TASK TO CARRY OUT = Count how many lines hold the string "code". Give that number alone.

INPUT FOR THIS TASK =
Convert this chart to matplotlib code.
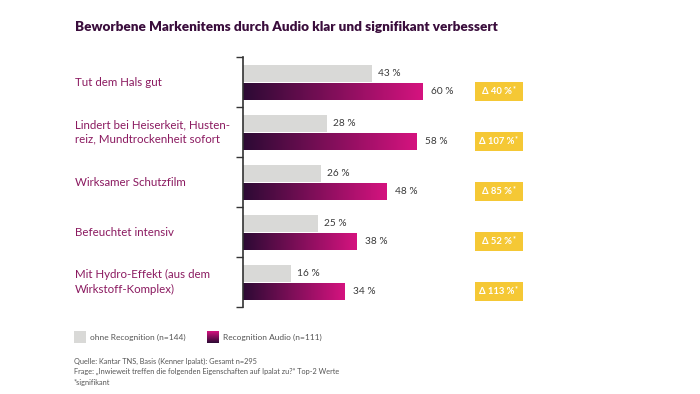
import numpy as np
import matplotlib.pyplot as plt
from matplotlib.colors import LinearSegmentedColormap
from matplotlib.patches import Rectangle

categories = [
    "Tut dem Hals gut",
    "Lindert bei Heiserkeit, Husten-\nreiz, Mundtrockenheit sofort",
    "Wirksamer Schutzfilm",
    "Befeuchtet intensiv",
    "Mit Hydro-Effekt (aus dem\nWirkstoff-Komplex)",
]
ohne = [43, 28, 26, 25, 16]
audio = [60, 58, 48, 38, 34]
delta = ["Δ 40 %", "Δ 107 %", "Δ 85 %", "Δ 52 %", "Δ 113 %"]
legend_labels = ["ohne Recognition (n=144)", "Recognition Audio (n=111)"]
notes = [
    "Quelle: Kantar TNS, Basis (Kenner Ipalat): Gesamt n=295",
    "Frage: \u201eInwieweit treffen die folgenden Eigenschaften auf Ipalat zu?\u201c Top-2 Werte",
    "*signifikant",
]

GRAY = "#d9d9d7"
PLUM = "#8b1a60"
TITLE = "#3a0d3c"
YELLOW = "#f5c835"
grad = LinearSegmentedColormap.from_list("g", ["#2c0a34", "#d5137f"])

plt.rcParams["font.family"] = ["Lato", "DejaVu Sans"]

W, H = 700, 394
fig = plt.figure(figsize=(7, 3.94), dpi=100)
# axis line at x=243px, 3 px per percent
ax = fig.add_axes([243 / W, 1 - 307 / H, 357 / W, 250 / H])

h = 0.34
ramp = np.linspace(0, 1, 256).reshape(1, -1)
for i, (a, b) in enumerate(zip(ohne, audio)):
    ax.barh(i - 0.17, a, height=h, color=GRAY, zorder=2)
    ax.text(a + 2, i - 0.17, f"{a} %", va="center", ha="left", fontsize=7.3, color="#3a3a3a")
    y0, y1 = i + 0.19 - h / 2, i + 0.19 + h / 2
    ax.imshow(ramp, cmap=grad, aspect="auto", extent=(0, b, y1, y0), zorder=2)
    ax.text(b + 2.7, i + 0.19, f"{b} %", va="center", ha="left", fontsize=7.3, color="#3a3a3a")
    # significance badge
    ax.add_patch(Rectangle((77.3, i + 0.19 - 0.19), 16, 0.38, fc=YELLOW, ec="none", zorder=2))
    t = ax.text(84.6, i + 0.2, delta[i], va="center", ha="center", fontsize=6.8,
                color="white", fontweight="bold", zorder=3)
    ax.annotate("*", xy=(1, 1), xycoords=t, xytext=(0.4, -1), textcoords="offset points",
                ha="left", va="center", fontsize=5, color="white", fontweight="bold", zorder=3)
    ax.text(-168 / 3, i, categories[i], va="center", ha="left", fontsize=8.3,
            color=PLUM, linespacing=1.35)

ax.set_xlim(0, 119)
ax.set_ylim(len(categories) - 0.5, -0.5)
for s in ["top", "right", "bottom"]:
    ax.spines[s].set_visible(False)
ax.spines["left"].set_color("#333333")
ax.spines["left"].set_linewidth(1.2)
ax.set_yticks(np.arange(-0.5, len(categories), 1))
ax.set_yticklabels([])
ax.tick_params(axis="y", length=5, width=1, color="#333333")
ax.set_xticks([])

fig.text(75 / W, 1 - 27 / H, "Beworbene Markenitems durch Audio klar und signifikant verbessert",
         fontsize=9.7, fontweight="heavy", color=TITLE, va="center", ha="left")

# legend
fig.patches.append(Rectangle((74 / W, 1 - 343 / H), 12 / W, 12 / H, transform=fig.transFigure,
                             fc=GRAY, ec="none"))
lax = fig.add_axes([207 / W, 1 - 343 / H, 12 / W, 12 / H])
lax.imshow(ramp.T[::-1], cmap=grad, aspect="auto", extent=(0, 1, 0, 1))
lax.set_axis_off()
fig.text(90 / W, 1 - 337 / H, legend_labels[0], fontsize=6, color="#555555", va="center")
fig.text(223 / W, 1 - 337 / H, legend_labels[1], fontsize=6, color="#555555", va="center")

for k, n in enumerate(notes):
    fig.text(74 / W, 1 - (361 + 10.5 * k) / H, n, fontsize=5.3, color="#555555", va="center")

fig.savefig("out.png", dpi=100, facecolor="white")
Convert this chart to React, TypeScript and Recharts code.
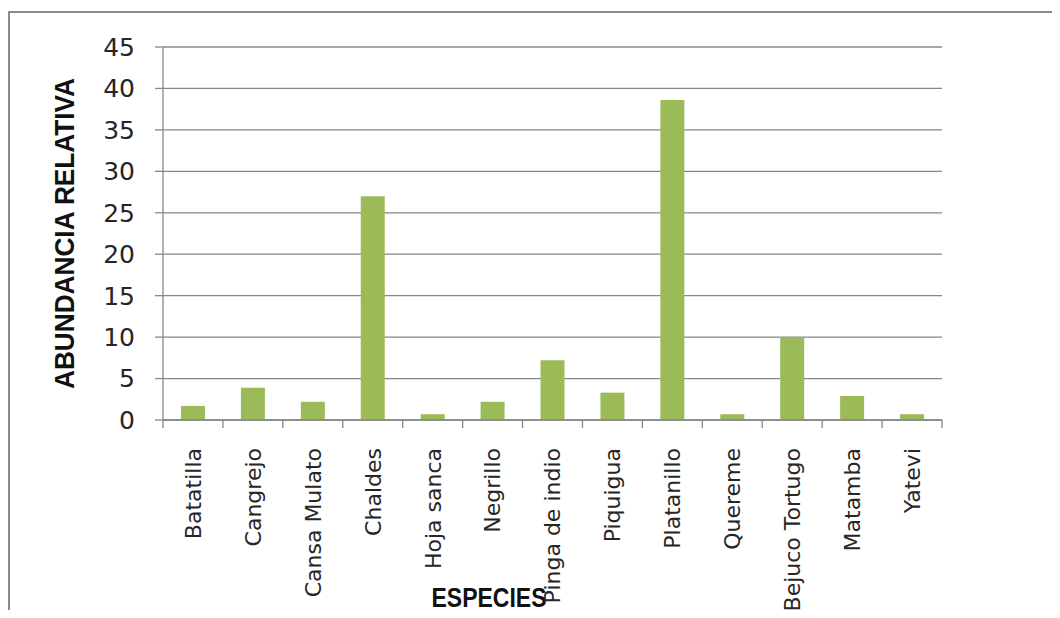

COMPLETED TASK = 2